The blockchain is nothing more than a list of all the blocks that have been created by miners.
Blocks are nothing more than a header record that proves that the miner did the work he was supposed to, and a list of transactions. So, the blockchain is a LONG list of EVERY transaction ever confirmed.
Any new wallet can start at the first block and follow through all the transactions. The wallet can keep track of a list of ALL the unspent transactions. Each time the wallet sees a transaction, it can add all the outputs of that transaction to its list of unspent outputs. It can also remove all the inputs of that transaction from its list of unspent outputs. This process of going step-by-step through every transaction that has ever existed is called "synchronizing" the wallet. When the wallet is done, it will have a complete list of EVERY output that has ever been created and not yet spent. This list of unspent outputs is called the "UTXO". The wallet can now compare the list of private keys that it has to the UTXO to see exactly how many bitcoins it has control over.
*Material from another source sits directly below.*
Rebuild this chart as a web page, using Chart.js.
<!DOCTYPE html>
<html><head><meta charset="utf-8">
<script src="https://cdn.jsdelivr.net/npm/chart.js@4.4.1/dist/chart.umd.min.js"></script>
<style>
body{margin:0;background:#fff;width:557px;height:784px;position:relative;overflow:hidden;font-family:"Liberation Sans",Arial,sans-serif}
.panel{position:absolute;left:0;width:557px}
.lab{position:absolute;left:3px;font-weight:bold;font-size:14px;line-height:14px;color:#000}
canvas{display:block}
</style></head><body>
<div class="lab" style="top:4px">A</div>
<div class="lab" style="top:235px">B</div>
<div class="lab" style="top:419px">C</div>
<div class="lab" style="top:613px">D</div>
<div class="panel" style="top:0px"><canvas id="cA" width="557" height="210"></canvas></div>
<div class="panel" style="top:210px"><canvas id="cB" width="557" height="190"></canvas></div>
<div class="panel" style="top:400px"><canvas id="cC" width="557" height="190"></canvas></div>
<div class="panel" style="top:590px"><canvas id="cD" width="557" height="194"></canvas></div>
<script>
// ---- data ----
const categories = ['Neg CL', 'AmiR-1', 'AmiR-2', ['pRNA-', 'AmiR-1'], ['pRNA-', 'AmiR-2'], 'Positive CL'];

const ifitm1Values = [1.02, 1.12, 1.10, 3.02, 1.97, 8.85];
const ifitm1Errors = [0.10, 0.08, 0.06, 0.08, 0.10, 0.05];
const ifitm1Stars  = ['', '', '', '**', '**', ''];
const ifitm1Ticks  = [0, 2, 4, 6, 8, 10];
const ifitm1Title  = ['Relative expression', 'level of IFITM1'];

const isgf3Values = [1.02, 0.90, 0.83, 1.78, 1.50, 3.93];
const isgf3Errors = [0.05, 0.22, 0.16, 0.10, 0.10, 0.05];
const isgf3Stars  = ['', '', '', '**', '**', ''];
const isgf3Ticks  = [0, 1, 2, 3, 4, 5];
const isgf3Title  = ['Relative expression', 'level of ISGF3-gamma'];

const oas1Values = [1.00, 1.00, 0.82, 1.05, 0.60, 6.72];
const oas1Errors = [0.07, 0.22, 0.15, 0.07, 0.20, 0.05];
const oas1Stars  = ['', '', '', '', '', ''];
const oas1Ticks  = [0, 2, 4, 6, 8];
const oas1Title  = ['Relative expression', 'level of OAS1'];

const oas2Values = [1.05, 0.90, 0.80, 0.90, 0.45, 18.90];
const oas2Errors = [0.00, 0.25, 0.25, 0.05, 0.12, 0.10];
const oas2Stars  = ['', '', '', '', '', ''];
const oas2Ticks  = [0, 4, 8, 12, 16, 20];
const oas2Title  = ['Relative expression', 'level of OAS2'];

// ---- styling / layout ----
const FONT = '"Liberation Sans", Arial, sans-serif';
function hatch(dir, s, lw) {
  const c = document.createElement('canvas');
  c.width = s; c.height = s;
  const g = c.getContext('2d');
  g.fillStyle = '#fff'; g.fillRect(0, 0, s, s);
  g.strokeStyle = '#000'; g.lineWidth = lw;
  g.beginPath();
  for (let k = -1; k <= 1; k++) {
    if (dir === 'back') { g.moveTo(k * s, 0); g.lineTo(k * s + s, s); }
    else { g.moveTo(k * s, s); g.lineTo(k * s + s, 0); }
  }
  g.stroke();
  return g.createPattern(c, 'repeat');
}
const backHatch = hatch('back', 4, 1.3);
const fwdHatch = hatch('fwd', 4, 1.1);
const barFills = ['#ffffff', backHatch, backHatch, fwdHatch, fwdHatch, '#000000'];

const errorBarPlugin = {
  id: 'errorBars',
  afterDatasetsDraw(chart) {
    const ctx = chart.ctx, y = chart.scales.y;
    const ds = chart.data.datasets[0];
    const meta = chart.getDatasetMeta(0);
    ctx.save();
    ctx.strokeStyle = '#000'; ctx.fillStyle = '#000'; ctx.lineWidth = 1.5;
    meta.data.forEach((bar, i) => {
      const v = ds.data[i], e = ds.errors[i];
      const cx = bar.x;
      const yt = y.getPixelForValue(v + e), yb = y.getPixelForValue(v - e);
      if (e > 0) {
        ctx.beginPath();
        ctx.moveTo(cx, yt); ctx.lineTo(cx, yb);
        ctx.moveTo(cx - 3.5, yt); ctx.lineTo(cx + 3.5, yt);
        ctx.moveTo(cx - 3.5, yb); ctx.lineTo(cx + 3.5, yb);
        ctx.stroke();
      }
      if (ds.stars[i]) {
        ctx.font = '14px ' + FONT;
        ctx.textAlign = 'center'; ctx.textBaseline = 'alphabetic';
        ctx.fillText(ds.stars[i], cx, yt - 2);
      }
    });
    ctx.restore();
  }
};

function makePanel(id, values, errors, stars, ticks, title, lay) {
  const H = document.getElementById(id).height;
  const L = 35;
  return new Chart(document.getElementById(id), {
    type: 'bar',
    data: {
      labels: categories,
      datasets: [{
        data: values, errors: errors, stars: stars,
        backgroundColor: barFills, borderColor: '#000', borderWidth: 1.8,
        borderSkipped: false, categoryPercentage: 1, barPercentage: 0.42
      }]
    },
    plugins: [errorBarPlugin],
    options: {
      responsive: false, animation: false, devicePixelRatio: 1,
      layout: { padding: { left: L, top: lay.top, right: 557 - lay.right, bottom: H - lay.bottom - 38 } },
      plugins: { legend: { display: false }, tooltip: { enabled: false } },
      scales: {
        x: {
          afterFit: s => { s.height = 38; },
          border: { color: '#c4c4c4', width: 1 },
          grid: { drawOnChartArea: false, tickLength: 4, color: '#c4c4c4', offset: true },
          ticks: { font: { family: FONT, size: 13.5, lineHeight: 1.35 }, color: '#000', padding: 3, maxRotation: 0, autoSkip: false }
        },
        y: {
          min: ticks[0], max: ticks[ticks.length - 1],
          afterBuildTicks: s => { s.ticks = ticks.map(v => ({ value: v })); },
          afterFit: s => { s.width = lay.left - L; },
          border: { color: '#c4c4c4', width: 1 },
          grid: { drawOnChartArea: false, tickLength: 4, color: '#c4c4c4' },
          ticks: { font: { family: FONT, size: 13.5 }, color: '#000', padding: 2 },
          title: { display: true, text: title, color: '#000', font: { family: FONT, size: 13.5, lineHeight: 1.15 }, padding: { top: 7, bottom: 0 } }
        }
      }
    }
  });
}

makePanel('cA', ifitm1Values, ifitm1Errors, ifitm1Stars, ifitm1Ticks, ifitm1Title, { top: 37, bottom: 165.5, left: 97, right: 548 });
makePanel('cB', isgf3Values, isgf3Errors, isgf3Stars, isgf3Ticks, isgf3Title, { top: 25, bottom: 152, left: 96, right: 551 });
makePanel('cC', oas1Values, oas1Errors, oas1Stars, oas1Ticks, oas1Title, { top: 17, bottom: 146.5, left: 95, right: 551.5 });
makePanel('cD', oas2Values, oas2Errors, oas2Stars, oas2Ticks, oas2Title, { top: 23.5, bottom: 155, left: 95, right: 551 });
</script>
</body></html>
It can also use the UTXO to make sure that every new transaction that is broadcast on the network ONLY has inputs that are in the UTXO. If any transaction tries to list as an input something that is not in the UTXO, then the transaction is rejected as invalid, and the wallet refuses to accept or relay the transaction. Every time the wallet receives a new solved block it goes through all the transactions in the block, adding all the outputs of all the transactions to its UTXO and removing all the inputs of all the transactions from its UTXO.
See that there are no "accounts". There is just a list of inputs and outputs. That's it. Each transaction simply spends outputs that were created earlier (by listing them as inputs), and creates new outputs. Each wallet simply keeps track of all the outputs that it has control over, and displays to the user a sum of those outputs.